Unless I'm missing something fundamental the search only finds things on C whereas in Windows 8.x it found things on any internal partition.
No-one gives a toss about other search programs - that isn't the question. The question asked here was does the search find things outside its limits even if you define them and rebuild the index..
Unless I'm completely and utterly mistaken, no it doesn't.
For example: Program files (.exe) not found by Windows Search - Windows 10 blog
They are in the index and you can find them through other front ends (even the old Window 8 search which is still there) but the Windows 10 will not show it.
I suggest you add a "me-too" on the Microsoft Feedback App as it is a known issue (and possibly design rather than bug).
Hi, I just created a test folder on H: with subfolders and some docts.
I added that test folder to the search index in Indexing Options.
Immediately the number of indexed items increased appropriately, and search found those items very quickly.
@lxo7: did you ever try explicitly adding the new location of your user folders to Indexing Options after relocating them?

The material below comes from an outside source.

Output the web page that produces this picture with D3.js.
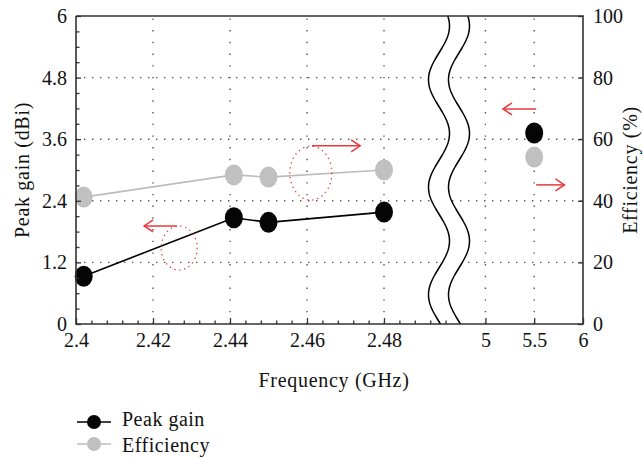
<!DOCTYPE html>
<html>
<head>
<meta charset="utf-8">
<script src="https://cdn.jsdelivr.net/npm/d3@7"></script>
<style>
  body { margin: 0; background: #fff; }
</style>
</head>
<body>
<div id="chart"></div>
<script>
// low band points (2.4 - 2.5 GHz)
const freqLow = [2.402, 2.441, 2.45, 2.48];
const gainLow = [0.93, 2.07, 1.98, 2.18];
const effLow = [41.2, 48.4, 47.7, 50.0];
// high band point
const freqHigh = [5.5];
const gainHigh = [3.72];
const effHigh = [54.2];

const xTicks = [2.4, 2.42, 2.44, 2.46, 2.48, 5, 5.5, 6];
const xTickLabels = ["2.4", "2.42", "2.44", "2.46", "2.48", "5", "5.5", "6"];
const xGrid = [2.42, 2.44, 2.46, 2.48, 5, 5.5];
const gainTicks = [0, 1.2, 2.4, 3.6, 4.8, 6];
const effTicks = [0, 20, 40, 60, 80, 100];

// annotations: dotted ellipses [freq, gain] and arrows [freq0, freq1, gain]
const ellipses = [[2.4268, 1.48, 18, 22], [2.461, 2.94, 21, 27]];
const arrows = [[2.4262, 2.4177, 1.91], [2.4613, 2.4738, 3.47], [5.52, 5.18, 4.19], [5.52, 5.81, 2.71]];

const width = 643, height = 458;
const padL = 76, padR = 583, padT = 16, padB = 324;
const serif = "'Liberation Serif', 'Times New Roman', Times, Tinos, 'Noto Serif', 'DejaVu Serif', serif";
const fs = 20;

const svg = d3.select("#chart").append("svg")
  .attr("width", width).attr("height", height)
  .attr("font-family", serif);

const x = d3.scaleLinear().domain([2.4, 2.5, 4.75, 6]).range([padL, 461, 461, padR]);
const y = d3.scaleLinear().domain([0, 6]).range([padB, padT]);
const yEff = d3.scaleLinear().domain([0, 100]).range([padB, padT]);

// grid
svg.append("g").selectAll("line").data(gainTicks.slice(1, -1)).enter().append("line")
  .attr("x1", padL).attr("x2", padR)
  .attr("y1", d => y(d)).attr("y2", d => y(d))
  .attr("stroke", "#555").attr("stroke-width", 1.4).attr("stroke-dasharray", "1.4,6.6");
svg.append("g").selectAll("line").data(xGrid).enter().append("line")
  .attr("x1", d => x(d)).attr("x2", d => x(d))
  .attr("y1", padB).attr("y2", padT)
  .attr("stroke", "#555").attr("stroke-width", 1.4).attr("stroke-dasharray", "1.4,10.3");

// series lines
const lowIdx = d3.range(freqLow.length);
const line = d3.line();
svg.append("path")
  .attr("d", line(lowIdx.map(i => [x(freqLow[i]), yEff(effLow[i])])))
  .attr("fill", "none").attr("stroke", "#bcbcbc").attr("stroke-width", 1.6);
svg.append("path")
  .attr("d", line(lowIdx.map(i => [x(freqLow[i]), y(gainLow[i])])))
  .attr("fill", "none").attr("stroke", "#000").attr("stroke-width", 1.6);

// markers
const effPts = freqLow.map((f, i) => [f, effLow[i]]).concat(freqHigh.map((f, i) => [f, effHigh[i]]));
const gainPts = freqLow.map((f, i) => [f, gainLow[i]]).concat(freqHigh.map((f, i) => [f, gainHigh[i]]));
svg.append("g").selectAll("ellipse").data(effPts).enter().append("ellipse")
  .attr("cx", d => x(d[0])).attr("cy", d => yEff(d[1]))
  .attr("rx", 9).attr("ry", 10.5).attr("fill", "#c0c0c0");
svg.append("g").selectAll("ellipse").data(gainPts).enter().append("ellipse")
  .attr("cx", d => x(d[0])).attr("cy", d => y(d[1]))
  .attr("rx", 9).attr("ry", 10.5).attr("fill", "#050505");

// annotations
svg.append("g").selectAll("ellipse").data(ellipses).enter().append("ellipse")
  .attr("cx", d => x(d[0])).attr("cy", d => y(d[1]))
  .attr("rx", d => d[2]).attr("ry", d => d[3])
  .attr("fill", "none").attr("stroke", "#e8383d").attr("stroke-width", 1.3)
  .attr("stroke-dasharray", "1.3,3.7");
const arrowG = svg.append("g").attr("stroke", "#e8383d").attr("stroke-width", 1.5).attr("fill", "none");
arrows.forEach(a => {
  const x0 = x(a[0]), x1 = x(a[1]), yy = y(a[2]);
  const dir = Math.sign(x1 - x0);
  arrowG.append("line").attr("x1", x0).attr("x2", x1).attr("y1", yy).attr("y2", yy);
  arrowG.append("path")
    .attr("d", `M${x1 - dir * 9},${yy - 6}L${x1},${yy}L${x1 - dir * 9},${yy + 6}`);
});

// axis break (two wavy lines with white band between)
const period = 107.5, amp = 10.5, gap = 20;
const wx = x(2.5) - 22;
const ys = d3.range(padT, padB + 0.5, 1);
const wave = (yy, off) => wx + off + amp * Math.cos(2 * Math.PI * (yy - 26) / period);
const band = ys.map(yy => [wave(yy, 0), yy]).concat(ys.slice().reverse().map(yy => [wave(yy, gap), yy]));
svg.append("path").attr("d", line(band) + "Z").attr("fill", "#fff");
[0, gap].forEach(off => {
  svg.append("path").attr("d", line(ys.map(yy => [wave(yy, off), yy])))
    .attr("fill", "none").attr("stroke", "#000").attr("stroke-width", 1.5);
});

// axes
const tickStyle = g => {
  g.attr("font-family", serif).attr("font-size", fs);
  g.select(".domain").remove();
  g.selectAll(".tick line").attr("stroke", "#333").attr("stroke-width", 1.3);
  g.selectAll("text").attr("fill", "#111");
};
const minorX = d3.range(2.404, 2.4965, 0.004).filter(v => Math.abs(v / 0.02 - Math.round(v / 0.02)) > 0.01);
svg.append("g").attr("transform", `translate(0,${padB})`)
  .call(d3.axisBottom(x).tickValues(minorX).tickSize(-3.5).tickFormat(""))
  .call(tickStyle);
svg.append("g").attr("transform", `translate(0,${padB})`)
  .call(d3.axisBottom(x).tickValues(xTicks).tickSize(-6)
    .tickFormat((d, i) => xTickLabels[i]))
  .call(tickStyle)
  .call(g => g.selectAll("text").attr("y", 23).attr("dy", null));

const minorY = d3.range(0.3, 6, 0.3).filter(v => Math.abs(v / 1.2 - Math.round(v / 1.2)) > 0.01);
svg.append("g").attr("transform", `translate(${padL},0)`)
  .call(d3.axisLeft(y).tickValues(minorY).tickSize(-3.5).tickFormat(""))
  .call(tickStyle);
svg.append("g").attr("transform", `translate(${padL},0)`)
  .call(d3.axisLeft(y).tickValues(gainTicks).tickSize(-5).tickPadding(9).tickFormat(d3.format("")))
  .call(tickStyle);
svg.append("g").attr("transform", `translate(${padR},0)`)
  .call(d3.axisRight(yEff).tickValues(effTicks).tickSize(-5).tickPadding(10))
  .call(tickStyle);

// frame
svg.append("path")
  .attr("d", `M${padL},${padT}V${padB}H${padR}V${padT}H${padL}`)
  .attr("fill", "none").attr("stroke", "#333").attr("stroke-width", 1.6);

// axis titles
const title = sel => sel.attr("text-anchor", "middle").attr("font-family", serif)
  .attr("font-size", fs).attr("letter-spacing", 0.7).attr("fill", "#111");
svg.append("text").attr("x", 334).attr("y", 387)
  .call(title).text("Frequency (GHz)");
svg.append("text").attr("transform", `translate(29,${(padT + padB) / 2}) rotate(-90)`)
  .call(title).text("Peak gain (dBi)");
svg.append("text").attr("transform", `translate(637,${(padT + padB) / 2}) rotate(-90)`)
  .call(title).text("Efficiency (%)");

// legend
const legend = [["Peak gain", "#050505", 422, 426], ["Efficiency", "#c0c0c0", 444, 452]];
const lg = svg.append("g").selectAll("g").data(legend).enter().append("g");
lg.append("line").attr("x1", 77).attr("x2", 111).attr("y1", d => d[2]).attr("y2", d => d[2])
  .attr("stroke", d => d[1] === "#050505" ? "#000" : "#bcbcbc").attr("stroke-width", 1.5);
lg.append("ellipse").attr("cx", 94).attr("cy", d => d[2]).attr("rx", 7).attr("ry", 7)
  .attr("fill", d => d[1]);
lg.append("text").attr("x", 122).attr("y", d => d[3])
  .attr("font-family", serif).attr("font-size", fs).attr("letter-spacing", 0.5).attr("fill", "#111")
  .text(d => d[0]);
</script>
</body>
</html>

And it found these when searching from Start? That's my goal. I just want whatever files I've indexed to be readily accessible with a quick search.
On the right you can see doc-3.txt in a folder on H:
On the left, a Cortana 'My Stuff' search result.
What the other two results are doing there, I've no idea.
Note that the Cortana My stuff search ONLY finds indexed info in my experience.
(Classic Shell does this with fewer clicks - and ONLY found exactly doc-3 - which is what I searched for).
(And yes, that's Win 10 with a Win 7 orb, transparency, colour...)
Ah, I see. You have to hit "search my stuff" and go to that secondary search page. This is not the case with files located in my user directory, which come up immediately in the main search window. It would be Ideal if we could have this behavior for all indexed files, but I can work with this. Thanks for clarifying.
Classic Shell is 1 click and find-as-you-type. Much simpler! But still only indexed results.